- [Aim of the task]: Reproduce, character for character, the lines below from the first through the one with "const leftYGrid = [1.1, 1.2, 1.3, 1.4, 1.5, 1.6, 1.7];". Leave pictures out.
####
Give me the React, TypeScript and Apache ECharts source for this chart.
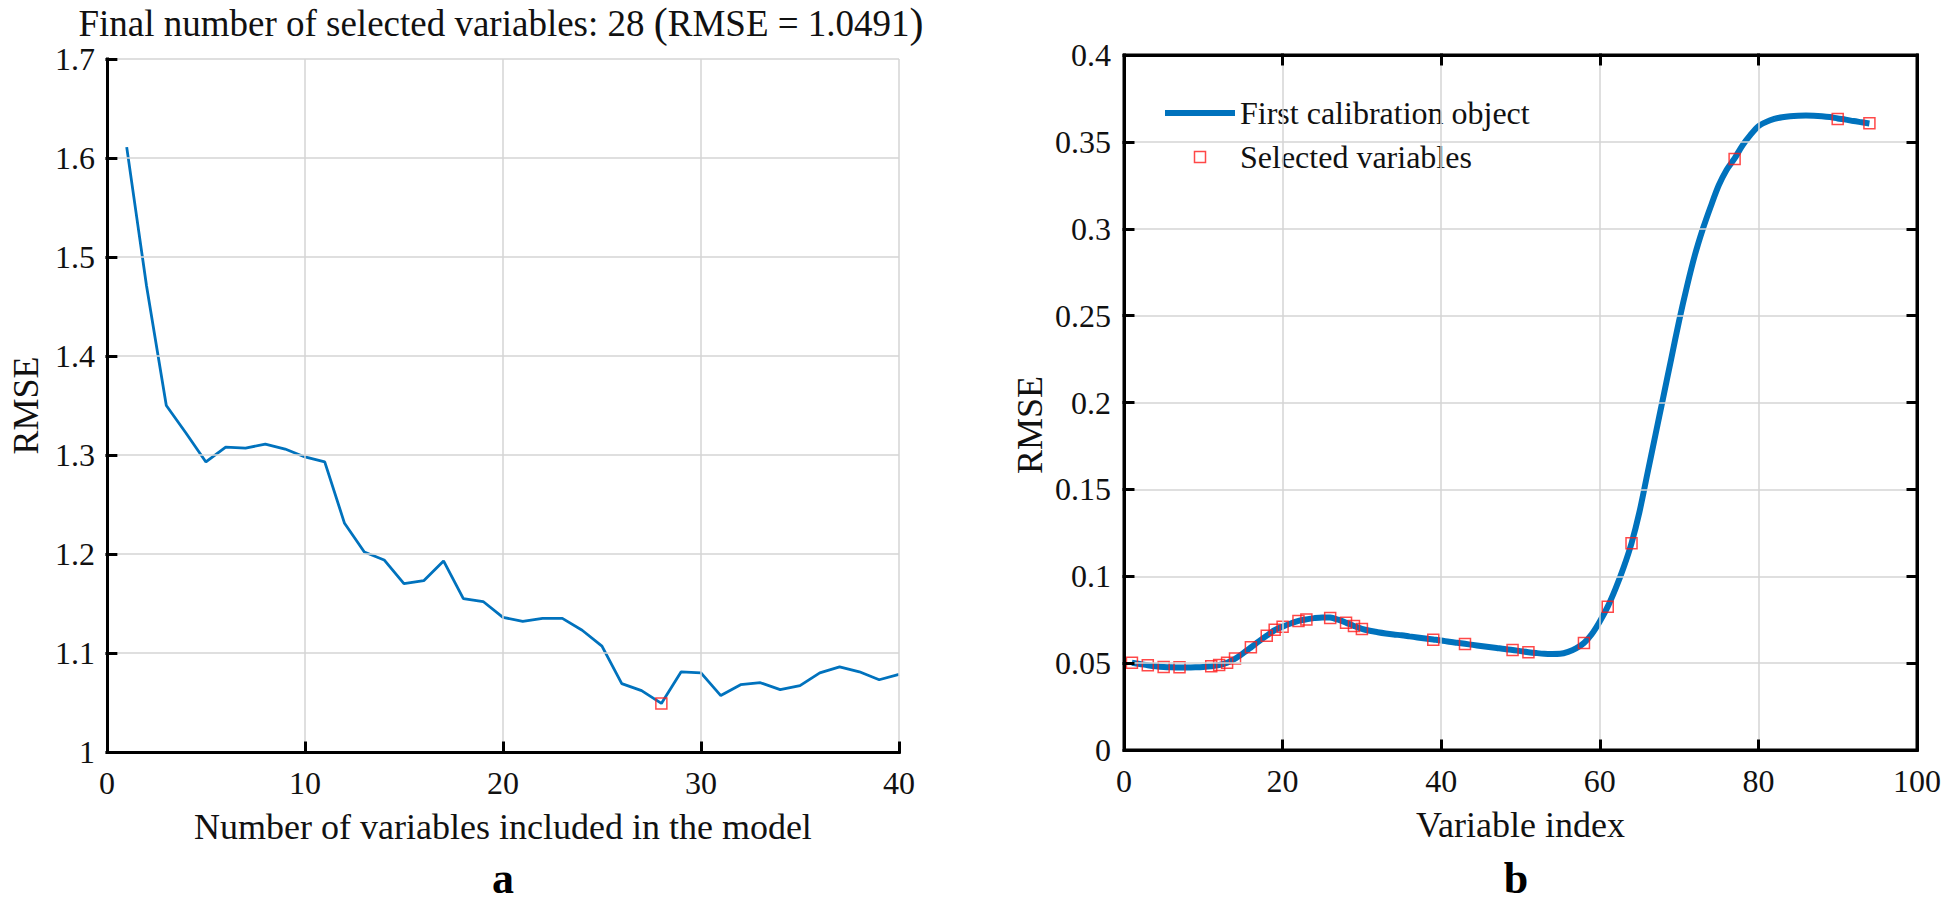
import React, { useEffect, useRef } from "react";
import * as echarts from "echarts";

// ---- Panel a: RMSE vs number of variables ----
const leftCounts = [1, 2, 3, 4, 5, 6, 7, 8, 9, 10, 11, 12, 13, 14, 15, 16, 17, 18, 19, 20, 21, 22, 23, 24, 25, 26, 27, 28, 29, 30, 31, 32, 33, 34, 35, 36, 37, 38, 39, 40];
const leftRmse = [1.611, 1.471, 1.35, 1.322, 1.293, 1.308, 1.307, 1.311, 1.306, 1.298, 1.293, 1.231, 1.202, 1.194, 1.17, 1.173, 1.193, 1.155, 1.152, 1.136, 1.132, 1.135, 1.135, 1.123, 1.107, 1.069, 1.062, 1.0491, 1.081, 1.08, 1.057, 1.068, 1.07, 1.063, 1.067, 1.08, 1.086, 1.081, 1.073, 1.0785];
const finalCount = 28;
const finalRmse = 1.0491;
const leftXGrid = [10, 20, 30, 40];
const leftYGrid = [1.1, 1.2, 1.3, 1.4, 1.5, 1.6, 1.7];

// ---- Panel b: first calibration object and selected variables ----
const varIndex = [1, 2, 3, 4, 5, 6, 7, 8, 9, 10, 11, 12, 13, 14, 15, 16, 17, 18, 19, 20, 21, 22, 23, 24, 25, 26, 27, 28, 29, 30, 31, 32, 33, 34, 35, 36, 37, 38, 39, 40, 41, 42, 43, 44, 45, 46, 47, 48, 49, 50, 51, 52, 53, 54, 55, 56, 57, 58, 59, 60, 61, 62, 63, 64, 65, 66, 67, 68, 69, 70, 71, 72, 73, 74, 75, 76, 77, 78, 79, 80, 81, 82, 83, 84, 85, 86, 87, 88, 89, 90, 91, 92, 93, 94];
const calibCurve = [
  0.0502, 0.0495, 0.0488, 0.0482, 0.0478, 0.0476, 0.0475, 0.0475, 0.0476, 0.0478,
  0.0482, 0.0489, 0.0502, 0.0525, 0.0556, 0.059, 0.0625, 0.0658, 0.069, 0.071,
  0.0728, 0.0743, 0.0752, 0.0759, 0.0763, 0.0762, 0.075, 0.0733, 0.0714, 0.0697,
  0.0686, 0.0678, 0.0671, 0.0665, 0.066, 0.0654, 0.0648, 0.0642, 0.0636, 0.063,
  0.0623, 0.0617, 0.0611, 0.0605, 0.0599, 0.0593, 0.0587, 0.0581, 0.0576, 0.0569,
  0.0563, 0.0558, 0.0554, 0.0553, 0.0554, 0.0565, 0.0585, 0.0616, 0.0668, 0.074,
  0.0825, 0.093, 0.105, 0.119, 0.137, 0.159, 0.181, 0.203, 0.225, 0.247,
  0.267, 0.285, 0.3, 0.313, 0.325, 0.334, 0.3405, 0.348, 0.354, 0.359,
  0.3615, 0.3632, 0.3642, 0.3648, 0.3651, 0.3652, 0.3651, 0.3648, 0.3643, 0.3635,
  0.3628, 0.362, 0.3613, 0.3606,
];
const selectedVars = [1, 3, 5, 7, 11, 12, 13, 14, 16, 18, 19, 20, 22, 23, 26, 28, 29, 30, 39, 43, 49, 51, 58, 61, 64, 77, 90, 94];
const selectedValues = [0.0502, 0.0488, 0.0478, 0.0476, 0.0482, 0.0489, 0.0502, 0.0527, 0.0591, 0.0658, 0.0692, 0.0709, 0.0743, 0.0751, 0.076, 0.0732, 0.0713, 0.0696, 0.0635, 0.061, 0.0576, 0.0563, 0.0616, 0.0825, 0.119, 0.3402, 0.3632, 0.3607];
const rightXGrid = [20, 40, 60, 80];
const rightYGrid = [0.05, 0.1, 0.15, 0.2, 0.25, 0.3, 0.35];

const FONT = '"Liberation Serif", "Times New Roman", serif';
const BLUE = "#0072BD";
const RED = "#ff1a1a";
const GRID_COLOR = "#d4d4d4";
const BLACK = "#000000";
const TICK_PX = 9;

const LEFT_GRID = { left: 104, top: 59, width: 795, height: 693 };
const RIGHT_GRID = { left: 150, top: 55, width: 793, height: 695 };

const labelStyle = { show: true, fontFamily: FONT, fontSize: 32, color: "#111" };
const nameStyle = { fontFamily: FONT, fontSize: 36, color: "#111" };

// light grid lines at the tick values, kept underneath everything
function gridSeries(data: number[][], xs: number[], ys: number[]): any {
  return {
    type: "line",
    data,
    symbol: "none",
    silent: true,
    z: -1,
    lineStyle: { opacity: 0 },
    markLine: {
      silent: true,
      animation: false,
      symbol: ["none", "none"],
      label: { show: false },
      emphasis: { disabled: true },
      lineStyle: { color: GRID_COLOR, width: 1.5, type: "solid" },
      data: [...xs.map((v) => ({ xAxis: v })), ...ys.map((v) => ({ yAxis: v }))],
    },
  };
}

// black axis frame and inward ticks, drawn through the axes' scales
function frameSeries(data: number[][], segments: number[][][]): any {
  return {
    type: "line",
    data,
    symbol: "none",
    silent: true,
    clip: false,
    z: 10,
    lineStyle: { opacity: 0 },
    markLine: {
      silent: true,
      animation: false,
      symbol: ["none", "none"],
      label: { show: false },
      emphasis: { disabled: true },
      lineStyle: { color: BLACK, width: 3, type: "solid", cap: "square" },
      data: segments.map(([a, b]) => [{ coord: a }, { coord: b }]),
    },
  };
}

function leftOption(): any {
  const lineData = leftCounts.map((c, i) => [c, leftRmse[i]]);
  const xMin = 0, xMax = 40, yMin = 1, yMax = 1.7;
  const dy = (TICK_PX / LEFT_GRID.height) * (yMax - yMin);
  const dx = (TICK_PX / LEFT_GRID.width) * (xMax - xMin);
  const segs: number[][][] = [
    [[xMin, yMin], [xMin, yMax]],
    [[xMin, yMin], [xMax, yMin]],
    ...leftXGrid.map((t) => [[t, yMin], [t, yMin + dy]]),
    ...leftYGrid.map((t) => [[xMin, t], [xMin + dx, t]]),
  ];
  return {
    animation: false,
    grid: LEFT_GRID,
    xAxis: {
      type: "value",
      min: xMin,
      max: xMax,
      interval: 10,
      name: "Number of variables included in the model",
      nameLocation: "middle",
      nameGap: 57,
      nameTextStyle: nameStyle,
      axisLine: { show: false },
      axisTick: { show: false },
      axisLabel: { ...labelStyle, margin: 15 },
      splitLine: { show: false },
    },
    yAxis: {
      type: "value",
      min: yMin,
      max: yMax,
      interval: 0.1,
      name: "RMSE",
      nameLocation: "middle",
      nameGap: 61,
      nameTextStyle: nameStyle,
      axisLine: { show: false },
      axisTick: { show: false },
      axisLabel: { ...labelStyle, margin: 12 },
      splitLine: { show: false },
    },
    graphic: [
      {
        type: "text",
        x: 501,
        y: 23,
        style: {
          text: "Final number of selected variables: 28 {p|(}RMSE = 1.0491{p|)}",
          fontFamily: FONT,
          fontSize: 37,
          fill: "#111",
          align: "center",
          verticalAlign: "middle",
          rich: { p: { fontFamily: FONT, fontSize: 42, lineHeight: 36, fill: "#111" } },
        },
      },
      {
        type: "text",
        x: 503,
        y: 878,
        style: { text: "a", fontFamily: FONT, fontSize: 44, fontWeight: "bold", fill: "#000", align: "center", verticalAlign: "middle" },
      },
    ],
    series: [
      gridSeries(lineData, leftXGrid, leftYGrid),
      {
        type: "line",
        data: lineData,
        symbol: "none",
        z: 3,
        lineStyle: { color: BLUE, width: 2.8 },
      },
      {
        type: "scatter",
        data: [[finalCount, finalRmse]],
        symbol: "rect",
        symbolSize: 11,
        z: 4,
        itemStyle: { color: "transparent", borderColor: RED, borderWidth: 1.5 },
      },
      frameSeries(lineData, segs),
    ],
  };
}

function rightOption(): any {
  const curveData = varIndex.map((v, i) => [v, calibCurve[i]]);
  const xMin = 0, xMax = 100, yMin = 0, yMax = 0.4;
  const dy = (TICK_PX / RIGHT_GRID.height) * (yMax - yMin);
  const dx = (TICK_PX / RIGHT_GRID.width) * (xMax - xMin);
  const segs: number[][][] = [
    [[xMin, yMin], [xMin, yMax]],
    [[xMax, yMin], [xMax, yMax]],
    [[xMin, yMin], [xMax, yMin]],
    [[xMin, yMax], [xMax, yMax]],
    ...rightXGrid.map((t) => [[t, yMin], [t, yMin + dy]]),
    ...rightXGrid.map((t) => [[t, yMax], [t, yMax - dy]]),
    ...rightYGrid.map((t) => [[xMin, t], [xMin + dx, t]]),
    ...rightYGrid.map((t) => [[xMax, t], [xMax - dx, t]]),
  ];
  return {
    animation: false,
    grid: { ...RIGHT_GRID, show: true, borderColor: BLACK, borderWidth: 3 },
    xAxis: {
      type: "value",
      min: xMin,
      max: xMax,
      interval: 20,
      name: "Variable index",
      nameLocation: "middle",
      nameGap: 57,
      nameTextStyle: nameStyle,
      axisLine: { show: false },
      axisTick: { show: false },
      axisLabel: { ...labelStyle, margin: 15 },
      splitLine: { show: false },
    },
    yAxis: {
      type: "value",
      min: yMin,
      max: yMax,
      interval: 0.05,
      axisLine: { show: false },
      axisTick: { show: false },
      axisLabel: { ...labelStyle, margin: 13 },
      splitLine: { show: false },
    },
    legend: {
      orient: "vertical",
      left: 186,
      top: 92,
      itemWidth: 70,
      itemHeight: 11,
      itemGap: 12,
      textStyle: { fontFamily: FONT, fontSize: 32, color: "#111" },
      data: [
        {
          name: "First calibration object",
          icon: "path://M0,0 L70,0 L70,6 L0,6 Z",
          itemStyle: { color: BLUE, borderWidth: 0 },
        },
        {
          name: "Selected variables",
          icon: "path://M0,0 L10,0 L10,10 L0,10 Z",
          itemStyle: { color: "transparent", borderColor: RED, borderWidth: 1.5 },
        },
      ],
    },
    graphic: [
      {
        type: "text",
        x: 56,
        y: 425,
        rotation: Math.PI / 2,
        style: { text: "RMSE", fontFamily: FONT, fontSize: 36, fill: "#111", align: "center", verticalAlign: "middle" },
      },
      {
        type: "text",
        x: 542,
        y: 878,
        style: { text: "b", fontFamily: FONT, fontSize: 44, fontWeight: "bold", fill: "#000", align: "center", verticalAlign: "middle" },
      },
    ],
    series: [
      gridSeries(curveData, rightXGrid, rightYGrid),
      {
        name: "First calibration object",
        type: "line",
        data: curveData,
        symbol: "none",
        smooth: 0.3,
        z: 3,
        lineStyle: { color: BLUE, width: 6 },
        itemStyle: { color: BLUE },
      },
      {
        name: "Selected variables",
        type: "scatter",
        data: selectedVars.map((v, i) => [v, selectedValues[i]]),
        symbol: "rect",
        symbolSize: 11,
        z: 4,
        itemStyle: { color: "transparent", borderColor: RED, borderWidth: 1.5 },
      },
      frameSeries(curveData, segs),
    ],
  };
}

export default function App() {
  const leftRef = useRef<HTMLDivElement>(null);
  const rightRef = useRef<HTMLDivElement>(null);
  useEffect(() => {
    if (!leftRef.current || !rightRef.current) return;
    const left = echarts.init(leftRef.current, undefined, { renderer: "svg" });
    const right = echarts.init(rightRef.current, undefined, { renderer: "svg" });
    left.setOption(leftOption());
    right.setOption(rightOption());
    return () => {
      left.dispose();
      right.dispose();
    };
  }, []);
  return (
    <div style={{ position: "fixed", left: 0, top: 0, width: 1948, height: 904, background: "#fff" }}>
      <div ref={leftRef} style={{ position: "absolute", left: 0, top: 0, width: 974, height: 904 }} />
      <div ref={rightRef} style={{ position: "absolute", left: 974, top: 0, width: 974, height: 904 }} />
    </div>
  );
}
####
- [The result]:
Give me the React, TypeScript and Apache ECharts source for this chart.
import React, { useEffect, useRef } from "react";
import * as echarts from "echarts";

// ---- Panel a: RMSE vs number of variables ----
const leftCounts = [1, 2, 3, 4, 5, 6, 7, 8, 9, 10, 11, 12, 13, 14, 15, 16, 17, 18, 19, 20, 21, 22, 23, 24, 25, 26, 27, 28, 29, 30, 31, 32, 33, 34, 35, 36, 37, 38, 39, 40];
const leftRmse = [1.611, 1.471, 1.35, 1.322, 1.293, 1.308, 1.307, 1.311, 1.306, 1.298, 1.293, 1.231, 1.202, 1.194, 1.17, 1.173, 1.193, 1.155, 1.152, 1.136, 1.132, 1.135, 1.135, 1.123, 1.107, 1.069, 1.062, 1.0491, 1.081, 1.08, 1.057, 1.068, 1.07, 1.063, 1.067, 1.08, 1.086, 1.081, 1.073, 1.0785];
const finalCount = 28;
const finalRmse = 1.0491;
const leftXGrid = [10, 20, 30, 40];
const leftYGrid = [1.1, 1.2, 1.3, 1.4, 1.5, 1.6, 1.7];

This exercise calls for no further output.